>> begin

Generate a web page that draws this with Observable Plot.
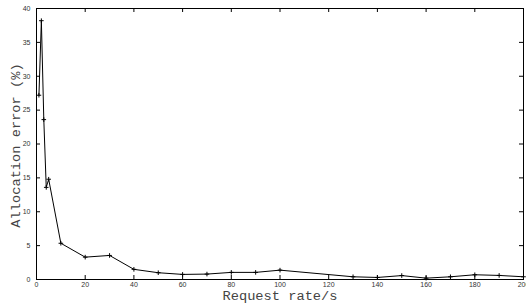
<!DOCTYPE html>
<html>
<head>
<meta charset="utf-8">
<script src="https://cdn.jsdelivr.net/npm/d3@7"></script>
<script src="https://cdn.jsdelivr.net/npm/@observablehq/plot@0.6"></script>
<style>
  html, body { margin: 0; padding: 0; background: #fff; }
  #chart svg { display: block; }
</style>
</head>
<body>
<div id="chart"></div>
<script>
const rates = [1, 2, 3, 4, 5, 10, 20, 30, 40, 50, 60, 70, 80, 90, 100, 130, 140, 150, 160, 170, 180, 190, 200];
const errors = [27.2, 38.2, 23.6, 13.6, 14.8, 5.35, 3.3, 3.55, 1.5, 1.0, 0.75, 0.8, 1.05, 1.05, 1.38, 0.4, 0.3, 0.58, 0.2, 0.4, 0.7, 0.6, 0.4];
const xTicks = [0, 20, 40, 60, 80, 100, 120, 140, 160, 180, 200];
const yTicks = [0, 5, 10, 15, 20, 25, 30, 35, 40];
const xLabel = ["Request rate/s"];
const yLabel = ["Allocation error (%)"];

const data = rates.map((r, i) => ({rate: r, error: errors[i]}));

const W = 526, H = 308;
const mL = 36, mR = 3, mT = 8, mB = 29;
const innerW = W - mL - mR, innerH = H - mT - mB;
const tl = 4;

const chart = Plot.plot({
  width: W,
  height: H,
  marginLeft: mL,
  marginRight: mR,
  marginTop: mT,
  marginBottom: mB,
  style: {background: "#fff"},
  x: {domain: [0, 200]},
  y: {domain: [0, 40]},
  marks: [
    Plot.axisX(xTicks, {tickSize: 0, tickPadding: 3, fontSize: 7, fontFamily: "Liberation Sans", fill: "#333", label: null}),
    Plot.axisY(yTicks, {tickSize: 0, tickPadding: 6, fontSize: 7, fontFamily: "Liberation Sans", fill: "#333", label: null}),
    Plot.tickX(xTicks, {x: d => d, insetTop: innerH - tl, stroke: "#000"}),
    Plot.tickX(xTicks, {x: d => d, insetBottom: innerH - tl, stroke: "#000"}),
    Plot.tickY(yTicks, {y: d => d, insetRight: innerW - tl, stroke: "#000"}),
    Plot.tickY(yTicks, {y: d => d, insetLeft: innerW - tl, stroke: "#000"}),
    Plot.line(data, {x: "rate", y: "error", stroke: "#000", strokeWidth: 1}),
    Plot.dot(data, {x: "rate", y: "error", symbol: "plus", r: 1.6, stroke: "#000", strokeWidth: 1}),
    Plot.frame({stroke: "#000", strokeWidth: 1}),
    Plot.text(xLabel, {text: d => d, frameAnchor: "bottom", textAnchor: "middle", lineAnchor: "middle", dy: 16.6, fontFamily: "Liberation Mono", fontSize: 13.7, fill: "#444"}),
    Plot.text(yLabel, {text: d => d, frameAnchor: "left", textAnchor: "middle", lineAnchor: "middle", rotate: -90, dx: -21, dy: 1.5, fontFamily: "Liberation Mono", fontSize: 13.7, fill: "#444"})
  ]
});
document.getElementById("chart").appendChild(chart);
</script>
</body>
</html>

>> end

Problem to work on:
Return only the lines from the start of the data through the line that contains "const tl = 4;", please, copying them exactly and omitting all pictures.

The response:
Generate a web page that draws this with Observable Plot.
<!DOCTYPE html>
<html>
<head>
<meta charset="utf-8">
<script src="https://cdn.jsdelivr.net/npm/d3@7"></script>
<script src="https://cdn.jsdelivr.net/npm/@observablehq/plot@0.6"></script>
<style>
  html, body { margin: 0; padding: 0; background: #fff; }
  #chart svg { display: block; }
</style>
</head>
<body>
<div id="chart"></div>
<script>
const rates = [1, 2, 3, 4, 5, 10, 20, 30, 40, 50, 60, 70, 80, 90, 100, 130, 140, 150, 160, 170, 180, 190, 200];
const errors = [27.2, 38.2, 23.6, 13.6, 14.8, 5.35, 3.3, 3.55, 1.5, 1.0, 0.75, 0.8, 1.05, 1.05, 1.38, 0.4, 0.3, 0.58, 0.2, 0.4, 0.7, 0.6, 0.4];
const xTicks = [0, 20, 40, 60, 80, 100, 120, 140, 160, 180, 200];
const yTicks = [0, 5, 10, 15, 20, 25, 30, 35, 40];
const xLabel = ["Request rate/s"];
const yLabel = ["Allocation error (%)"];

const data = rates.map((r, i) => ({rate: r, error: errors[i]}));

const W = 526, H = 308;
const mL = 36, mR = 3, mT = 8, mB = 29;
const innerW = W - mL - mR, innerH = H - mT - mB;
const tl = 4;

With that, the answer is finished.